_Task directions_
Would you transcribe the listing that follows, character for character, and omit its images?

_Dataset extract_
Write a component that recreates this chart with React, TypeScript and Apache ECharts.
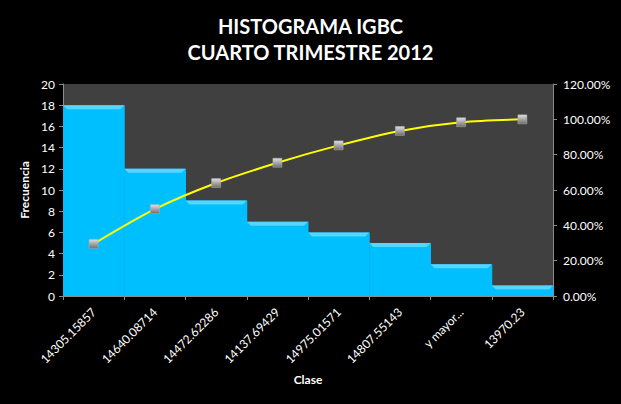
import React, { useEffect, useRef } from "react";
import * as echarts from "echarts";

const categories = [
  "14305.15857",
  "14640.08714",
  "14472.62286",
  "14137.69429",
  "14975.01571",
  "14807.55143",
  "y mayor...",
  "13970.23",
];
const frecuencia = [18, 12, 9, 7, 6, 5, 3, 1];
const acumulado = [0.2951, 0.4918, 0.6393, 0.7541, 0.8525, 0.9344, 0.9836, 1.0];
const leftTicks = { min: 0, max: 20, interval: 2 };
const rightTicks = { min: 0, max: 1.2, interval: 0.2 };

const FONT = "Lato";

export default function App() {
  const ref = useRef<HTMLDivElement>(null);
  useEffect(() => {
    if (!ref.current) return;
    const chart = echarts.init(ref.current, null, { renderer: "svg" });
    chart.setOption({
      animation: false,
      backgroundColor: "#000000",
      textStyle: { fontFamily: FONT },
      title: {
        text: "HISTOGRAMA IGBC\nCUARTO TRIMESTRE 2012",
        left: "center",
        top: 8,
        textStyle: {
          color: "#ffffff",
          fontSize: 20,
          fontWeight: "bold",
          lineHeight: 26,
          fontFamily: FONT,
        },
      },
      grid: {
        left: 63,
        right: 68,
        top: 84,
        bottom: 108,
        show: true,
        backgroundColor: "#404040",
        borderWidth: 0,
      },
      xAxis: {
        type: "category",
        data: categories,
        name: "Clase",
        nameLocation: "middle",
        nameGap: 77,
        nameTextStyle: { color: "#ffffff", fontWeight: "bold", fontSize: 12, fontFamily: FONT },
        axisLine: { show: true, lineStyle: { color: "#8c8c8c", width: 1 } },
        axisTick: { show: true, length: 4, lineStyle: { color: "#8c8c8c" } },
        axisLabel: { color: "#ffffff", rotate: 45, fontSize: 12, margin: 14, fontFamily: FONT },
        splitLine: { show: false },
      },
      yAxis: [
        {
          type: "value",
          ...leftTicks,
          name: "Frecuencia",
          nameLocation: "middle",
          nameRotate: 90,
          nameGap: 23,
          nameTextStyle: { color: "#ffffff", fontWeight: "bold", fontSize: 12, fontFamily: FONT },
          axisLine: { show: true, lineStyle: { color: "#8c8c8c" } },
          axisTick: { show: true, length: 4, lineStyle: { color: "#8c8c8c" } },
          axisLabel: { color: "#ffffff", fontSize: 12, margin: 8, fontFamily: FONT },
          splitLine: { show: false },
        },
        {
          type: "value",
          ...rightTicks,
          position: "right",
          axisLine: { show: true, lineStyle: { color: "#8c8c8c" } },
          axisTick: { show: true, length: 4, lineStyle: { color: "#8c8c8c" } },
          axisLabel: {
            color: "#ffffff",
            fontSize: 12,
            margin: 10,
            fontFamily: FONT,
            formatter: (v: number) => (v * 100).toFixed(2) + "%",
          },
          splitLine: { show: false },
        },
      ],
      series: [
        {
          type: "custom",
          name: "Frecuencia",
          yAxisIndex: 0,
          data: frecuencia.map((v, i) => [i, v]),
          renderItem: (params: any, api: any) => {
            const idx = api.value(0);
            const val = api.value(1);
            const top = api.coord([idx, val]);
            const bottom = api.coord([idx, 0]);
            const w = api.size([1, 0])[0];
            const x0 = top[0] - w / 2;
            const x1 = top[0] + w / 2;
            const b = 4;
            return {
              type: "group",
              children: [
                {
                  type: "rect",
                  shape: { x: x0, y: top[1], width: w + 0.5, height: bottom[1] - top[1] },
                  style: { fill: "#00BFFF" },
                },
                {
                  type: "polygon",
                  shape: {
                    points: [
                      [x0, top[1]],
                      [x1, top[1]],
                      [x1 - b, top[1] + b],
                      [x0 + b, top[1] + b],
                    ],
                  },
                  style: { fill: "#55D6FF" },
                },
              ],
            };
          },
          z: 2,
        },
        {
          type: "line",
          name: "% acumulado",
          yAxisIndex: 1,
          data: acumulado,
          smooth: 0.3,
          symbol: "rect",
          symbolSize: 9,
          lineStyle: { color: "#FFFF00", width: 2 },
          itemStyle: {
            color: new echarts.graphic.LinearGradient(0, 0, 0, 1, [
              { offset: 0, color: "#e0e0e0" },
              { offset: 1, color: "#6e6e6e" },
            ]),
            borderColor: "#b0b0b0",
            borderWidth: 0.5,
          },
          z: 3,
        },
      ],
    });
    return () => chart.dispose();
  }, []);
  return (
    <div
      ref={ref}
      style={{ position: "fixed", left: 0, top: 0, width: 621, height: 404 }}
    />
  );
}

_Result of this exercise_
Write a component that recreates this chart with React, TypeScript and Apache ECharts.
import React, { useEffect, useRef } from "react";
import * as echarts from "echarts";

const categories = [
  "14305.15857",
  "14640.08714",
  "14472.62286",
  "14137.69429",
  "14975.01571",
  "14807.55143",
  "y mayor...",
  "13970.23",
];
const frecuencia = [18, 12, 9, 7, 6, 5, 3, 1];
const acumulado = [0.2951, 0.4918, 0.6393, 0.7541, 0.8525, 0.9344, 0.9836, 1.0];
const leftTicks = { min: 0, max: 20, interval: 2 };
const rightTicks = { min: 0, max: 1.2, interval: 0.2 };

const FONT = "Lato";

export default function App() {
  const ref = useRef<HTMLDivElement>(null);
  useEffect(() => {
    if (!ref.current) return;
    const chart = echarts.init(ref.current, null, { renderer: "svg" });
    chart.setOption({
      animation: false,
      backgroundColor: "#000000",
      textStyle: { fontFamily: FONT },
      title: {
        text: "HISTOGRAMA IGBC\nCUARTO TRIMESTRE 2012",
        left: "center",
        top: 8,
        textStyle: {
          color: "#ffffff",
          fontSize: 20,
          fontWeight: "bold",
          lineHeight: 26,
          fontFamily: FONT,
        },
      },
      grid: {
        left: 63,
        right: 68,
        top: 84,
        bottom: 108,
        show: true,
        backgroundColor: "#404040",
        borderWidth: 0,
      },
      xAxis: {
        type: "category",
        data: categories,
        name: "Clase",
        nameLocation: "middle",
        nameGap: 77,
        nameTextStyle: { color: "#ffffff", fontWeight: "bold", fontSize: 12, fontFamily: FONT },
        axisLine: { show: true, lineStyle: { color: "#8c8c8c", width: 1 } },
        axisTick: { show: true, length: 4, lineStyle: { color: "#8c8c8c" } },
        axisLabel: { color: "#ffffff", rotate: 45, fontSize: 12, margin: 14, fontFamily: FONT },
        splitLine: { show: false },
      },
      yAxis: [
        {
          type: "value",
          ...leftTicks,
          name: "Frecuencia",
          nameLocation: "middle",
          nameRotate: 90,
          nameGap: 23,
          nameTextStyle: { color: "#ffffff", fontWeight: "bold", fontSize: 12, fontFamily: FONT },
          axisLine: { show: true, lineStyle: { color: "#8c8c8c" } },
          axisTick: { show: true, length: 4, lineStyle: { color: "#8c8c8c" } },
          axisLabel: { color: "#ffffff", fontSize: 12, margin: 8, fontFamily: FONT },
          splitLine: { show: false },
        },
        {
          type: "value",
          ...rightTicks,
          position: "right",
          axisLine: { show: true, lineStyle: { color: "#8c8c8c" } },
          axisTick: { show: true, length: 4, lineStyle: { color: "#8c8c8c" } },
          axisLabel: {
            color: "#ffffff",
            fontSize: 12,
            margin: 10,
            fontFamily: FONT,
            formatter: (v: number) => (v * 100).toFixed(2) + "%",
          },
          splitLine: { show: false },
        },
      ],
      series: [
        {
          type: "custom",
          name: "Frecuencia",
          yAxisIndex: 0,
          data: frecuencia.map((v, i) => [i, v]),
          renderItem: (params: any, api: any) => {
            const idx = api.value(0);
            const val = api.value(1);
            const top = api.coord([idx, val]);
            const bottom = api.coord([idx, 0]);
            const w = api.size([1, 0])[0];
            const x0 = top[0] - w / 2;
            const x1 = top[0] + w / 2;
            const b = 4;
            return {
              type: "group",
              children: [
                {
                  type: "rect",
                  shape: { x: x0, y: top[1], width: w + 0.5, height: bottom[1] - top[1] },
                  style: { fill: "#00BFFF" },
                },
                {
                  type: "polygon",
                  shape: {
                    points: [
                      [x0, top[1]],
                      [x1, top[1]],
                      [x1 - b, top[1] + b],
                      [x0 + b, top[1] + b],
                    ],
                  },
                  style: { fill: "#55D6FF" },
                },
              ],
            };
          },
          z: 2,
        },
        {
          type: "line",
          name: "% acumulado",
          yAxisIndex: 1,
          data: acumulado,
          smooth: 0.3,
          symbol: "rect",
          symbolSize: 9,
          lineStyle: { color: "#FFFF00", width: 2 },
          itemStyle: {
            color: new echarts.graphic.LinearGradient(0, 0, 0, 1, [
              { offset: 0, color: "#e0e0e0" },
              { offset: 1, color: "#6e6e6e" },
            ]),
            borderColor: "#b0b0b0",
            borderWidth: 0.5,
          },
          z: 3,
        },
      ],
    });
    return () => chart.dispose();
  }, []);
  return (
    <div
      ref={ref}
      style={{ position: "fixed", left: 0, top: 0, width: 621, height: 404 }}
    />
  );
}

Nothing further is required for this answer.